To run a particular algorithm on a particular dataset, execute:

./run.sh [data] [algo] [nqueries] [workload] [selectivity] [update] [timelimit]

[data] is one of the following:

  • 100000000.data
  • skyserver.data (it will be downloaded on demand around 2.2GB)

[algo] is one of the following:

  • crack
  • sort
  • scan
  • ddc
  • ddr
  • dd1c
  • dd1r
  • mdd1r
  • mdd1rp1
  • mdd1rp5
  • mdd1rp10
  • mdd1rp50
  • naive_r1th
  • naive_r2th
  • naive_r4th
  • naive_r8th
  • naive_r1x
  • naive_r2x
  • aicc
  • aicc1r
  • aics
  • aics1r
  • aiss

[nqueries] is an integer denoting the number of queries to be executed.

[workload] is one of the following:

  • Random
  • Sequential
  • SeqNoOver
  • SeqRevOver
  • SeqAlternate
  • SeqRand
  • ZoomIn
  • SeqZoomIn
  • ZoomOut
  • SeqZoomOut
  • Skew
  • ConsRandom
  • SkyServer (downloaded on demand)

[selectivity] is a floating point, e.g.:

  • 0.5 (means 50% selectivity)
  • 1e-2 (means 1% selectivity)
  • 1e-7 (means 0.00001% selectivity)

[update] is one of the following:

  • NOUP (means read only queries)
  • LFHV (means low frequency high volume updates)
  • HFLV (means high frequency low volume updates)
  • ROLL (means queue-like update workload)
  • TRASH (means insert 1M tuples at 10, 10^5 th query)
  • DELETE (means delete 1000 tuples every 1000 queries)
  • APPEND (means gradually insert 10M queries every 1000 queries)

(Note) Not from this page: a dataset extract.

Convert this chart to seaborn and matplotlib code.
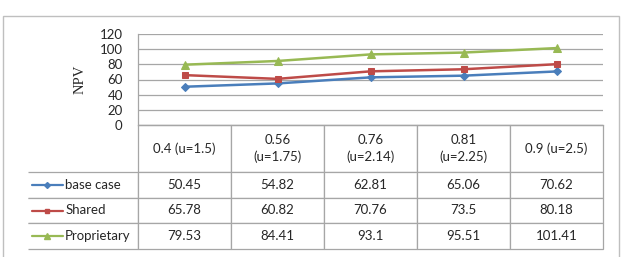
#NPV per scenario - line chart with data table underneath (Excel style)

import numpy as np
import pandas as pd
import seaborn as sns
import matplotlib.pyplot as plt
from matplotlib.lines import Line2D
from matplotlib.patches import Rectangle

#Data
categories = ["0.4 (u=1.5)", "0.56\n(u=1.75)", "0.76\n(u=2.14)", "0.81\n(u=2.25)", "0.9 (u=2.5)"]
series = ["base case", "Shared", "Proprietary"]
base_case = [50.45, 54.82, 62.81, 65.06, 70.62]
shared = [65.78, 60.82, 70.76, 73.5, 80.18]
proprietary = [79.53, 84.41, 93.1, 95.51, 101.41]
yticks = [0, 20, 40, 60, 80, 100, 120]

colors = ["#4A7EBB", "#BE4B48", "#98B954"]
markers = ["D", "s", "^"]
marker_sizes = [4.5, 5, 5.5]

values = [base_case, shared, proprietary]
df = pd.DataFrame({
    "pos": list(range(len(categories))) * len(series),
    "NPV": base_case + shared + proprietary,
    "series": np.repeat(series, len(categories)),
})

#Style
sns.set_style("white")
plt.rcParams["font.family"] = ["Lato", "DejaVu Sans"]
grid_col = "#A6A6A6"

W, H = 624, 257
fig = plt.figure(figsize=(W / 100, H / 100), dpi=100)

# plot area in pixels
px_left, px_right, px_top, px_bottom = 138, 603, 34, 125
ax = fig.add_axes([px_left / W, 1 - px_bottom / H, (px_right - px_left) / W, (px_bottom - px_top) / H])

sns.lineplot(data=df, x="pos", y="NPV", hue="series", style="series",
             hue_order=series, style_order=series, palette=colors,
             markers=markers, dashes=False, linewidth=1.8, legend=False, ax=ax)
for line, ms, c in zip(ax.lines, marker_sizes, colors):
    line.set_markersize(ms)
    line.set_markeredgecolor(c)

ax.set_xlim(-0.5, len(categories) - 0.5)
ax.set_ylim(0, 120)
ax.set_yticks(yticks)
ax.set_xticks([])
ax.set_xlabel("")
ax.yaxis.grid(True, color=grid_col, lw=0.9)
ax.tick_params(axis="y", length=0, pad=11, labelsize=9.5)
for side in ["top", "right"]:
    ax.spines[side].set_visible(False)
for side in ["left", "bottom"]:
    ax.spines[side].set_color(grid_col)
    ax.spines[side].set_linewidth(0.9)

ax.set_ylabel("NPV", family=["Liberation Serif"], fontsize=10.5)
ax.yaxis.set_label_coords((87 - px_left) / (px_right - px_left), 0.5)

#Data table (sizes in axes units; bbox covers only the data columns)
tbl_left, tbl_bottom = 28, 249
ax_w, ax_h = px_right - px_left, px_bottom - px_top
head_h = (172 - px_bottom) / ax_h
row_h = (tbl_bottom - 172) / len(series) / ax_h
label_w = (px_left - tbl_left) / ax_w
tab = ax.table(cellText=[[str(v) for v in s] for s in values],
               rowLabels=series, colLabels=categories, cellLoc="center",
               bbox=[0, -(head_h + row_h * len(series)), 1, head_h + row_h * len(series)])
tab.auto_set_font_size(False)
tab.set_fontsize(9.5)
for (r, c), cell in tab.get_celld().items():
    cell.set_edgecolor(grid_col)
    cell.set_linewidth(0.9)
    cell.set_height(head_h if r == 0 else row_h)
    cell.set_width(label_w if c == -1 else 1 / len(categories))
    if r == 0:
        cell.get_text().set_linespacing(1.35)
    if c == -1:
        cell.visible_edges = "TBR"
        cell._loc = "left"
        cell.PAD = 37 / (px_left - tbl_left)
        cell.get_text().set_horizontalalignment("left")

# legend keys inside the table label column
for i, (c, m, ms) in enumerate(zip(colors, markers, marker_sizes)):
    y = -(head_h + row_h * (i + 0.5))
    x0, x1 = (32 - px_left) / ax_w, (63 - px_left) / ax_w
    ax.add_line(Line2D([x0, x1], [y, y], transform=ax.transAxes, color=c, lw=1.6, clip_on=False))
    ax.add_line(Line2D([(x0 + x1) / 2], [y], transform=ax.transAxes, color=c, marker=m,
                       markersize=ms - 1.5, mec=c, clip_on=False))

# chart area border
fig.patches.append(Rectangle((3 / W, -0.05), 616 / W, 1.05 - 16 / H, transform=fig.transFigure,
                             fill=False, edgecolor="#BFBFBF", lw=1))

plt.savefig("out.png", dpi=100)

[timelimit] is an integer denoting the maximum runtime in seconds before it is prematurely terminated (if exceeded).

Example runs:

./run.sh 100000000.data crack 100000 Random 1e-2 NOUP 30
./run.sh skyserver.data dd1r 200000 SkyServer 1e-7 NOUP 60
./run.sh skyserver.data dd1r 200000 SkyServer 1e-7 HFLV 60

Download SkyServer dataset and queries

The SkyServer dataset consists of a sequence of 585634221 integers which represents the degree of ascension in the Photoobjall table. Originally the degree is a floating point between 0 to 360, but in this dataset, it has been multiplied by 1 million and converted to integers. Run the following command to get the dataset (it may take very long to download).

./run.sh get-skyserver-dataset

Similarly, the SkyServer queries consist of a sequence of 158325 point queries on the ascension column (similarly formatted by multiplying it by 1 million and converted to integers).

./run.sh get-skyserver-queries